By DEMETRIUS THOMPSON,

Lake Middle School was placed on lockdown on Friday morning after a student was found with a firearm on campus.

Scott County Sheriff Mike Lee said a female student alerted a teacher that she had seen what looked like a handgun in a male eighth grader’s book bag. The teacher contacted one of the district’s two school resource officers who arrived at the campus around 11 a.m.

“The school went on lockdown and they were able to go from there to isolate the bag where the student had the gun,” Lee said.

Lee said that after questioning the 14-year old student, they learned that he had snuck the 9-millimeter handgun, which belonged to his stepfather, out of his home that morning. Lee said the incident had resulted from a previous altercation with another student and that the suspect brought the gun to the campus to scare the other student. Lee said the gun’s magazine was loaded but a bullet was not in the chamber.

Lee also said there had been a lot of misinformation spread on social media about the student having a “hit list” and he wanted to debunk those claims.
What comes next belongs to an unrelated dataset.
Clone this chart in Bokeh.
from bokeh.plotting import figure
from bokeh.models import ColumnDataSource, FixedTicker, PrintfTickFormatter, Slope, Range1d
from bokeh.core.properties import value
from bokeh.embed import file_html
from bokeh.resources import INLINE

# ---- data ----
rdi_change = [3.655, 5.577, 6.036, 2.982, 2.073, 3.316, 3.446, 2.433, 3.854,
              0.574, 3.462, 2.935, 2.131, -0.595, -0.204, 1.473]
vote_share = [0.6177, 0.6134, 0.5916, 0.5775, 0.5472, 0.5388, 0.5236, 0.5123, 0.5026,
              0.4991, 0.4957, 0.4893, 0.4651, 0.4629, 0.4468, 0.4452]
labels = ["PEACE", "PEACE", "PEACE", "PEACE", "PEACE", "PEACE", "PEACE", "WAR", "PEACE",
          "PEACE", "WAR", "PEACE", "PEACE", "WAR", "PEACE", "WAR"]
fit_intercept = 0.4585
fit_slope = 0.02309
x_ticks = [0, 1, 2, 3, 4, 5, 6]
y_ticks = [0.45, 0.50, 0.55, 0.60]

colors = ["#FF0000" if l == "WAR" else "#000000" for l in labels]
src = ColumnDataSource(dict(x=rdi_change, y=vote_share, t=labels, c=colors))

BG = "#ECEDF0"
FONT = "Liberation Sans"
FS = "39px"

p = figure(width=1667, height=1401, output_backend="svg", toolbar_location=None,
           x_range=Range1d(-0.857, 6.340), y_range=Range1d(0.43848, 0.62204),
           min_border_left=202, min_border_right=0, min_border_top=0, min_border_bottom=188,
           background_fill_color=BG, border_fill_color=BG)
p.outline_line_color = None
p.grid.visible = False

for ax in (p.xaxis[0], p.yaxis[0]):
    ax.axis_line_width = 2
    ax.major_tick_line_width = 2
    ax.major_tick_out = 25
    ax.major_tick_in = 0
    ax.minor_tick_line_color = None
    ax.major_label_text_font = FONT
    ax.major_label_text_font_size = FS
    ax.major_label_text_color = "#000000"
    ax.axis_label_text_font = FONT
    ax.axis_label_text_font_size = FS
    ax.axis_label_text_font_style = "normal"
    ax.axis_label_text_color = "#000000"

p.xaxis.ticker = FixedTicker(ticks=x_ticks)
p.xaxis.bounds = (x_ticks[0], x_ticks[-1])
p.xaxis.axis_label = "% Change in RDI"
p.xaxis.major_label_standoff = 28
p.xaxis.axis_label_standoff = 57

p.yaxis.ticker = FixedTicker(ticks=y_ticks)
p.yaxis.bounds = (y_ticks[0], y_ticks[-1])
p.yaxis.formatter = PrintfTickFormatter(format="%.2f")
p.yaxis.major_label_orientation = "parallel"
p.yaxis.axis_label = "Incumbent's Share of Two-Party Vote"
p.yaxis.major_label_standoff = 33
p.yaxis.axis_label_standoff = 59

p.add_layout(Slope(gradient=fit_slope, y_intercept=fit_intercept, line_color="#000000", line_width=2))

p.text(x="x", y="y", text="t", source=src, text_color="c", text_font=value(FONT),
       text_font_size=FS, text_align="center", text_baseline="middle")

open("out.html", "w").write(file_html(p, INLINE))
“There was absolutely none of that. The boy was questioned, and we wanted to make sure that we knew everything that was going on in the case, he was being bullied, anything that would have maybe caused this incident and might put others at risk,” Lee said.

The boy is being charged with possession of a firearm on school grounds and will not be charged as an adult. He is being held at the Rankin County Detention facility and was expected on Tuesday to go before a judge who would decide if he would be transported back to Scott County.
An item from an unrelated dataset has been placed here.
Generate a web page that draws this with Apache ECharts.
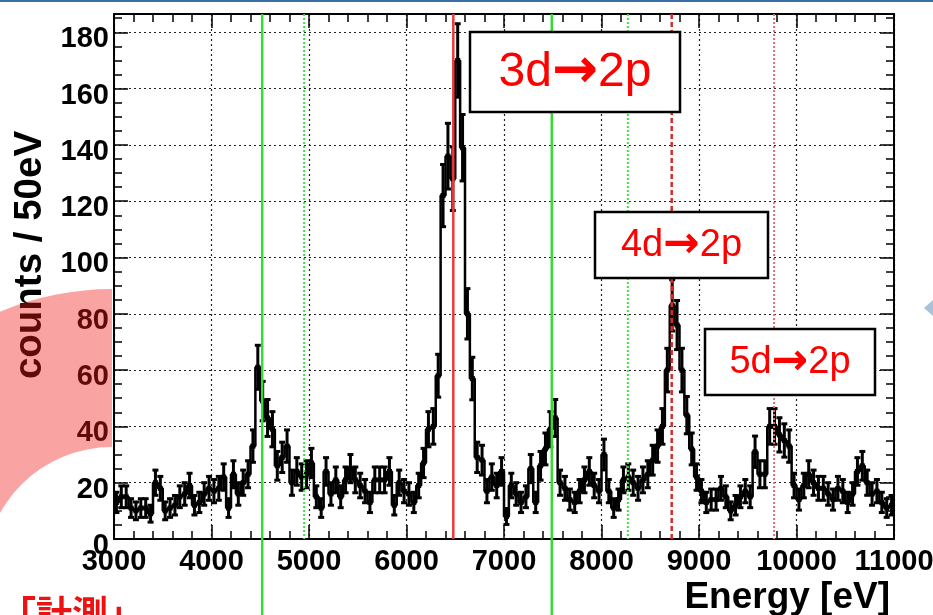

Scott County School District Superintendent Tony McGee said this was the first time during his tenure that a student had ever brought a fire arm to a campus in the district and that he was proud of how LMS Principal Nancy Butler, her staff and the students handled the incident. 

“Our people did a tremendous job with that, not just our staff, but our students also, of handling the situation and following proper protocol,” McGee said. “Mrs. (Nancy) Butler did a tremendous job of working with her teachers and staff to make sure we had a positive outcome. We do training with our staff throughout the school year, usually at the beginning of the school year to try to ready our people for those types of situations if they do come about.”
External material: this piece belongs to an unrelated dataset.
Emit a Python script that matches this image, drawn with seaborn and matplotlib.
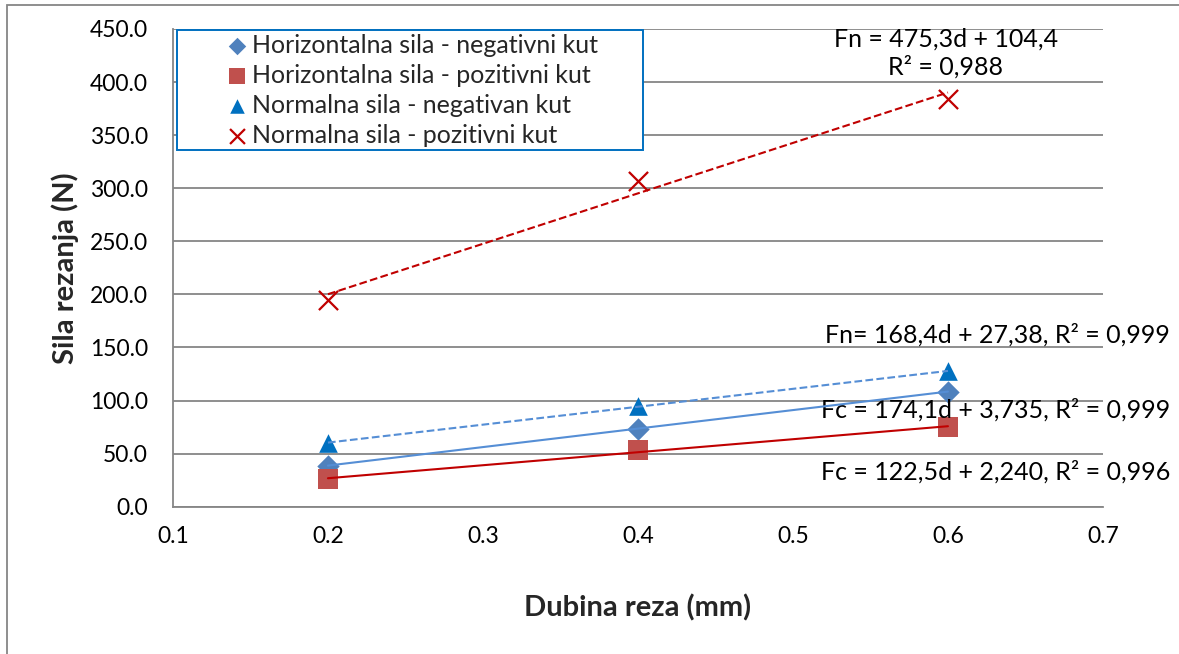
import numpy as np
import pandas as pd
import matplotlib.pyplot as plt
import seaborn as sns
from matplotlib.patches import Rectangle

depth = [0.2, 0.4, 0.6]
horiz_neg = [38.8, 73.5, 108.5]
horiz_pos = [26.0, 53.0, 75.0]
norm_neg = [60.0, 95.0, 127.5]
norm_pos = [194.5, 306.5, 384.5]

labels = [
    "Horizontalna sila - negativni kut",
    "Horizontalna sila - pozitivni kut",
    "Normalna sila - negativan kut",
    "Normalna sila - pozitivni kut",
]
equations = [
    "Fc = 174,1d + 3,735, R² = 0,999",
    "Fc = 122,5d + 2,240, R² = 0,996",
    "Fn= 168,4d + 27,38, R² = 0,999",
    "Fn = 475,3d + 104,4\nR² = 0,988",
]

sns.set_style("white")
plt.rcParams["font.family"] = ["Lato", "DejaVu Sans"]

fig = plt.figure(figsize=(11.79, 6.54), dpi=100)
ax = fig.add_axes([0.1467, 0.2252, 0.7888, 0.7305])

series = [
    (horiz_neg, "#4F81BD", "D", 130, "#558ED5", "-"),
    (horiz_pos, "#C0504D", "s", 220, "#C00000", "-"),
    (norm_neg, "#0070C0", "^", 180, "#558ED5", "--"),
    (norm_pos, "#C00000", "x", 190, "#C00000", "--"),
]

for (vals, col, mk, sz, lcol, ls), lab in zip(series, labels):
    df = pd.DataFrame({"d": depth, "F": vals})
    sns.regplot(
        data=df, x="d", y="F", ax=ax, ci=None, truncate=True, marker=mk,
        label=lab,
        scatter_kws=dict(s=sz, color=col, alpha=1,
                         linewidths=1.6 if mk == "x" else 0, zorder=3),
        line_kws=dict(color=lcol, lw=1.5, ls=ls, zorder=4),
    )

ax.set_xlim(0.1, 0.7)
ax.set_ylim(0, 450)
ax.set_xticks(np.arange(0.1, 0.71, 0.1))
ax.set_xticklabels([f"{v:.1f}" for v in np.arange(0.1, 0.71, 0.1)])
ax.set_yticks(np.arange(0, 451, 50))
ax.set_yticklabels([f"{v:.1f}" for v in np.arange(0, 451, 50)])
ax.tick_params(axis="both", labelsize=16.5, colors="#000000", length=0)
ax.tick_params(axis="y", pad=18)
ax.tick_params(axis="x", pad=14)

ax.grid(axis="y", color="#868686", lw=1.3)
ax.set_axisbelow(True)
for s in ["top", "right"]:
    ax.spines[s].set_visible(False)
for s in ["left", "bottom"]:
    ax.spines[s].set_color("#868686")
    ax.spines[s].set_linewidth(1.3)

ax.set_xlabel("Dubina reza (mm)", fontsize=21, fontweight="bold", labelpad=34)
ax.set_ylabel("Sila rezanja (N)", fontsize=21, fontweight="bold", labelpad=8)

# legend box drawn separately, legend entries without frame
ax.add_patch(Rectangle((0.0043, 0.7467), 0.501, 0.2512, transform=ax.transAxes,
                       facecolor="white", edgecolor="#0070C0", lw=1.4, zorder=5))
leg = ax.legend(loc="upper left", bbox_to_anchor=(0.0554, 0.9895), fontsize=18,
                frameon=False, markerscale=0.78, handletextpad=0.1,
                labelspacing=0.28, borderpad=0, handlelength=1.0,
                borderaxespad=0)
leg.set_zorder(6)

txt = dict(fontsize=18, color="#000000")
ax.text(0.7432, 91, equations[0], ha="right", va="center", **txt)
ax.text(0.7432, 32.7, equations[1], ha="right", va="center", **txt)
ax.text(0.7432, 161.6, equations[2], ha="right", va="center", **txt)
ax.text(0.5987, 427, equations[3], ha="center", va="center", linespacing=1.25, **txt)

fig.patches.append(Rectangle((0.006, -0.1), 1.1, 1.0924, transform=fig.transFigure,
                             fill=False, edgecolor="#868686", lw=1.3))

fig.savefig("out.png", dpi=100)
Butler said that school plans to give further information to students on how to respond in case of a firearm on campus in the coming weeks.

“Our staff and students have been trained, but we’re just going to reemphasize some things. That’s what kept this from being a worse situation than it was, because a student was brave enough to inform us to make sure the situation was brought to light,” Butler said.

“Everything was very calm and very smooth, and there was no pandemonium and we’re very thankful that it went the way it went. We’ve learned from other situations how to keep these children safe. And I commend my students for being as well-mannered and behaved as they were. I’m very proud of them.”

The name of the student is not being released because he is being charged as a juvenile.